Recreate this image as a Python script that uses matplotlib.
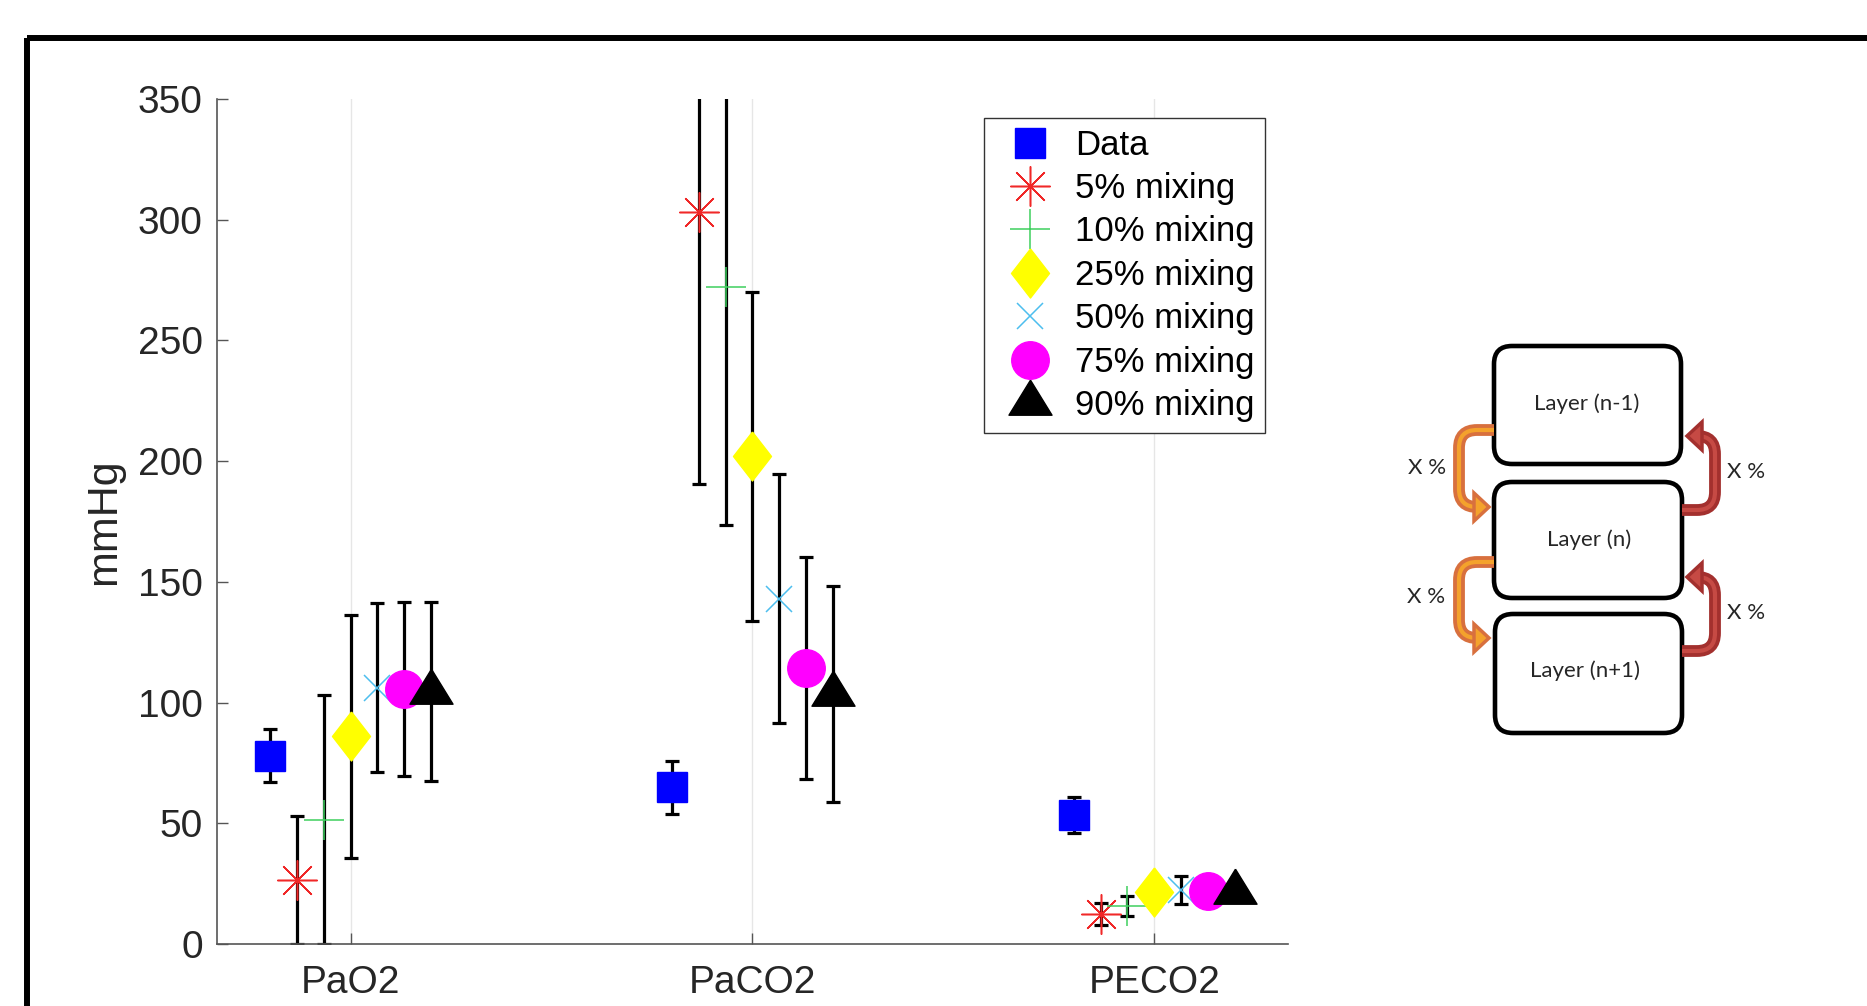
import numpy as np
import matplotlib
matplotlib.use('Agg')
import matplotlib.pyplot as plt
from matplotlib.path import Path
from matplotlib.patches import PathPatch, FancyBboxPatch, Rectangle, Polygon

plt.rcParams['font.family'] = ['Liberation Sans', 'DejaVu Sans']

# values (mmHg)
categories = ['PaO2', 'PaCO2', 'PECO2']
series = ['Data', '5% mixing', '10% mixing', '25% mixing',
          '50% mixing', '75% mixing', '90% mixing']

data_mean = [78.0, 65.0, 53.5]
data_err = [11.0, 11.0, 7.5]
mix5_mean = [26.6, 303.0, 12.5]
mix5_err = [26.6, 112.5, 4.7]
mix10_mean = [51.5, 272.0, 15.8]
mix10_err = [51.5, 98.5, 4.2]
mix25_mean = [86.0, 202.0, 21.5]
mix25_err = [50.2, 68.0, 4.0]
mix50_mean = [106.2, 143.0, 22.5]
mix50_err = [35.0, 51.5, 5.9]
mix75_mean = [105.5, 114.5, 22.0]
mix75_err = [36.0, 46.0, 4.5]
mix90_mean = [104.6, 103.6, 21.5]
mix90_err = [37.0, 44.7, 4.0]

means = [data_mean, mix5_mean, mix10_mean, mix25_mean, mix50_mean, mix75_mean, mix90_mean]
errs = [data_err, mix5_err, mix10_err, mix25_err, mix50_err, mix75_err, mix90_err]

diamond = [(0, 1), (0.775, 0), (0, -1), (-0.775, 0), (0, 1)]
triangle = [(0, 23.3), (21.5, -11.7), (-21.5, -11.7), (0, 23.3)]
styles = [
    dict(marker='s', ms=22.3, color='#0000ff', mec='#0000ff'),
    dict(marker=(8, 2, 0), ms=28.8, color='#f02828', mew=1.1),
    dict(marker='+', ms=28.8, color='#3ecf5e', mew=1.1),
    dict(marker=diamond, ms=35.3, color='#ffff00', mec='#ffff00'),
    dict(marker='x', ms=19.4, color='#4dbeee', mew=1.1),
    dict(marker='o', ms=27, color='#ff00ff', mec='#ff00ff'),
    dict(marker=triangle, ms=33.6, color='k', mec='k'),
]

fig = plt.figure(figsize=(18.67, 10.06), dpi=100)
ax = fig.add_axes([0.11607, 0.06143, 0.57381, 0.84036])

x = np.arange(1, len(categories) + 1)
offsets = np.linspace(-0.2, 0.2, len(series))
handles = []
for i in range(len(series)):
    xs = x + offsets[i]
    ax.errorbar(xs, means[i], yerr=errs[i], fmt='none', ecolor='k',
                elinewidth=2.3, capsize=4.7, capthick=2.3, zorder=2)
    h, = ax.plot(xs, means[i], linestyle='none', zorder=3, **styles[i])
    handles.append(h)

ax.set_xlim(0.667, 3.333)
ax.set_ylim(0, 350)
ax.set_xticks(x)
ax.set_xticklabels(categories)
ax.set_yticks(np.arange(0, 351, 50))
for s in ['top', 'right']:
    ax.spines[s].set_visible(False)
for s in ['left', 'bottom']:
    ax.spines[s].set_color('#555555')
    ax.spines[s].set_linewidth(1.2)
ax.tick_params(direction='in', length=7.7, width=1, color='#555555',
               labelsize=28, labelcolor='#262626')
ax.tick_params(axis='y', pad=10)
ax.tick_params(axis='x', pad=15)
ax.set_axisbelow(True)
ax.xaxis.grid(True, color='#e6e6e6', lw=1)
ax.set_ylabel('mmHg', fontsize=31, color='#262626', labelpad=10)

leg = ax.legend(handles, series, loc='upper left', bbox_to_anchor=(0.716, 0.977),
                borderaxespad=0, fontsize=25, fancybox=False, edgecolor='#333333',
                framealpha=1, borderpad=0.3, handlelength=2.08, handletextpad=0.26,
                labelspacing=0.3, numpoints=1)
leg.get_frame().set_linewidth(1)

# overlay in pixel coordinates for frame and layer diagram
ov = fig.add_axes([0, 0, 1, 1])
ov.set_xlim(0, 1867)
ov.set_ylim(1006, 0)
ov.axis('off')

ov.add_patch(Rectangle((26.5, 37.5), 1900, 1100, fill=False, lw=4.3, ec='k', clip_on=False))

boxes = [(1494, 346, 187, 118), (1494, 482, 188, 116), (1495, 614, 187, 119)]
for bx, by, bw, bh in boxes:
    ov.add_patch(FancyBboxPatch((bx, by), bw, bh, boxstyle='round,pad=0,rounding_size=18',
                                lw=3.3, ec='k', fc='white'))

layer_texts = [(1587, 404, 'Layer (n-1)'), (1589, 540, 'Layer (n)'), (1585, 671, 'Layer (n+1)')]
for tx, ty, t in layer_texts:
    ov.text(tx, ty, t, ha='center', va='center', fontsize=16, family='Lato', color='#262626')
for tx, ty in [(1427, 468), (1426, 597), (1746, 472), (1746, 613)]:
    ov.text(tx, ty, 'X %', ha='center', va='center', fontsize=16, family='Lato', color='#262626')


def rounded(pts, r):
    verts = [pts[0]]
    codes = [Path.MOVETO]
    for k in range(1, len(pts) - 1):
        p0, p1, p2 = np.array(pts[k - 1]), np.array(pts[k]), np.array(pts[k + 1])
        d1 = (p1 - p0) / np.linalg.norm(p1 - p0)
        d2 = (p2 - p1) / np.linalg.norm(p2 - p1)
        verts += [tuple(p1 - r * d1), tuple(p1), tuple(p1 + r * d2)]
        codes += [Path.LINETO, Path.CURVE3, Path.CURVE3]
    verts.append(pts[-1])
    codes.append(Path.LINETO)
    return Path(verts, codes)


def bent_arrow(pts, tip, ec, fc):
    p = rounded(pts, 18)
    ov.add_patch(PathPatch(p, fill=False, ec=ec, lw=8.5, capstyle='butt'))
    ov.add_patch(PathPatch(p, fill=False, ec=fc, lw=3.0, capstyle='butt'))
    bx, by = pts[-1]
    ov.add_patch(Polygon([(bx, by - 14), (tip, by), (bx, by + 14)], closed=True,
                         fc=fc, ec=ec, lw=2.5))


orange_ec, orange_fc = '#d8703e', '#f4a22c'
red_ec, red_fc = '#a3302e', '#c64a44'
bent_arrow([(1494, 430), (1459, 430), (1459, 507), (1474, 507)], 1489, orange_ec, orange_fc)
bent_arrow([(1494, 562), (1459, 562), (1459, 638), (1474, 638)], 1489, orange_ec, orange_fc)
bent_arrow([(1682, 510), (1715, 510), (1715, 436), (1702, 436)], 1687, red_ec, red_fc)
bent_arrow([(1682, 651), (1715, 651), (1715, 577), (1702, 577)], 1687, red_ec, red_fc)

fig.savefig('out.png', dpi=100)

┄┄┄┄┄┄

**WRITTEN INSTRUCTION**
Make an exact copy of the data above, pictures excluded.

**CORRECT OUTPUT**
Recreate this image as a Python script that uses matplotlib.
import numpy as np
import matplotlib
matplotlib.use('Agg')
import matplotlib.pyplot as plt
from matplotlib.path import Path
from matplotlib.patches import PathPatch, FancyBboxPatch, Rectangle, Polygon

plt.rcParams['font.family'] = ['Liberation Sans', 'DejaVu Sans']

# values (mmHg)
categories = ['PaO2', 'PaCO2', 'PECO2']
series = ['Data', '5% mixing', '10% mixing', '25% mixing',
          '50% mixing', '75% mixing', '90% mixing']

data_mean = [78.0, 65.0, 53.5]
data_err = [11.0, 11.0, 7.5]
mix5_mean = [26.6, 303.0, 12.5]
mix5_err = [26.6, 112.5, 4.7]
mix10_mean = [51.5, 272.0, 15.8]
mix10_err = [51.5, 98.5, 4.2]
mix25_mean = [86.0, 202.0, 21.5]
mix25_err = [50.2, 68.0, 4.0]
mix50_mean = [106.2, 143.0, 22.5]
mix50_err = [35.0, 51.5, 5.9]
mix75_mean = [105.5, 114.5, 22.0]
mix75_err = [36.0, 46.0, 4.5]
mix90_mean = [104.6, 103.6, 21.5]
mix90_err = [37.0, 44.7, 4.0]

means = [data_mean, mix5_mean, mix10_mean, mix25_mean, mix50_mean, mix75_mean, mix90_mean]
errs = [data_err, mix5_err, mix10_err, mix25_err, mix50_err, mix75_err, mix90_err]

diamond = [(0, 1), (0.775, 0), (0, -1), (-0.775, 0), (0, 1)]
triangle = [(0, 23.3), (21.5, -11.7), (-21.5, -11.7), (0, 23.3)]
styles = [
    dict(marker='s', ms=22.3, color='#0000ff', mec='#0000ff'),
    dict(marker=(8, 2, 0), ms=28.8, color='#f02828', mew=1.1),
    dict(marker='+', ms=28.8, color='#3ecf5e', mew=1.1),
    dict(marker=diamond, ms=35.3, color='#ffff00', mec='#ffff00'),
    dict(marker='x', ms=19.4, color='#4dbeee', mew=1.1),
    dict(marker='o', ms=27, color='#ff00ff', mec='#ff00ff'),
    dict(marker=triangle, ms=33.6, color='k', mec='k'),
]

fig = plt.figure(figsize=(18.67, 10.06), dpi=100)
ax = fig.add_axes([0.11607, 0.06143, 0.57381, 0.84036])

x = np.arange(1, len(categories) + 1)
offsets = np.linspace(-0.2, 0.2, len(series))
handles = []
for i in range(len(series)):
    xs = x + offsets[i]
    ax.errorbar(xs, means[i], yerr=errs[i], fmt='none', ecolor='k',
                elinewidth=2.3, capsize=4.7, capthick=2.3, zorder=2)
    h, = ax.plot(xs, means[i], linestyle='none', zorder=3, **styles[i])
    handles.append(h)

ax.set_xlim(0.667, 3.333)
ax.set_ylim(0, 350)
ax.set_xticks(x)
ax.set_xticklabels(categories)
ax.set_yticks(np.arange(0, 351, 50))
for s in ['top', 'right']:
    ax.spines[s].set_visible(False)
for s in ['left', 'bottom']:
    ax.spines[s].set_color('#555555')
    ax.spines[s].set_linewidth(1.2)
ax.tick_params(direction='in', length=7.7, width=1, color='#555555',
               labelsize=28, labelcolor='#262626')
ax.tick_params(axis='y', pad=10)
ax.tick_params(axis='x', pad=15)
ax.set_axisbelow(True)
ax.xaxis.grid(True, color='#e6e6e6', lw=1)
ax.set_ylabel('mmHg', fontsize=31, color='#262626', labelpad=10)

leg = ax.legend(handles, series, loc='upper left', bbox_to_anchor=(0.716, 0.977),
                borderaxespad=0, fontsize=25, fancybox=False, edgecolor='#333333',
                framealpha=1, borderpad=0.3, handlelength=2.08, handletextpad=0.26,
                labelspacing=0.3, numpoints=1)
leg.get_frame().set_linewidth(1)

# overlay in pixel coordinates for frame and layer diagram
ov = fig.add_axes([0, 0, 1, 1])
ov.set_xlim(0, 1867)
ov.set_ylim(1006, 0)
ov.axis('off')

ov.add_patch(Rectangle((26.5, 37.5), 1900, 1100, fill=False, lw=4.3, ec='k', clip_on=False))

boxes = [(1494, 346, 187, 118), (1494, 482, 188, 116), (1495, 614, 187, 119)]
for bx, by, bw, bh in boxes:
    ov.add_patch(FancyBboxPatch((bx, by), bw, bh, boxstyle='round,pad=0,rounding_size=18',
                                lw=3.3, ec='k', fc='white'))

layer_texts = [(1587, 404, 'Layer (n-1)'), (1589, 540, 'Layer (n)'), (1585, 671, 'Layer (n+1)')]
for tx, ty, t in layer_texts:
    ov.text(tx, ty, t, ha='center', va='center', fontsize=16, family='Lato', color='#262626')
for tx, ty in [(1427, 468), (1426, 597), (1746, 472), (1746, 613)]:
    ov.text(tx, ty, 'X %', ha='center', va='center', fontsize=16, family='Lato', color='#262626')


def rounded(pts, r):
    verts = [pts[0]]
    codes = [Path.MOVETO]
    for k in range(1, len(pts) - 1):
        p0, p1, p2 = np.array(pts[k - 1]), np.array(pts[k]), np.array(pts[k + 1])
        d1 = (p1 - p0) / np.linalg.norm(p1 - p0)
        d2 = (p2 - p1) / np.linalg.norm(p2 - p1)
        verts += [tuple(p1 - r * d1), tuple(p1), tuple(p1 + r * d2)]
        codes += [Path.LINETO, Path.CURVE3, Path.CURVE3]
    verts.append(pts[-1])
    codes.append(Path.LINETO)
    return Path(verts, codes)


def bent_arrow(pts, tip, ec, fc):
    p = rounded(pts, 18)
    ov.add_patch(PathPatch(p, fill=False, ec=ec, lw=8.5, capstyle='butt'))
    ov.add_patch(PathPatch(p, fill=False, ec=fc, lw=3.0, capstyle='butt'))
    bx, by = pts[-1]
    ov.add_patch(Polygon([(bx, by - 14), (tip, by), (bx, by + 14)], closed=True,
                         fc=fc, ec=ec, lw=2.5))


orange_ec, orange_fc = '#d8703e', '#f4a22c'
red_ec, red_fc = '#a3302e', '#c64a44'
bent_arrow([(1494, 430), (1459, 430), (1459, 507), (1474, 507)], 1489, orange_ec, orange_fc)
bent_arrow([(1494, 562), (1459, 562), (1459, 638), (1474, 638)], 1489, orange_ec, orange_fc)
bent_arrow([(1682, 510), (1715, 510), (1715, 436), (1702, 436)], 1687, red_ec, red_fc)
bent_arrow([(1682, 651), (1715, 651), (1715, 577), (1702, 577)], 1687, red_ec, red_fc)

fig.savefig('out.png', dpi=100)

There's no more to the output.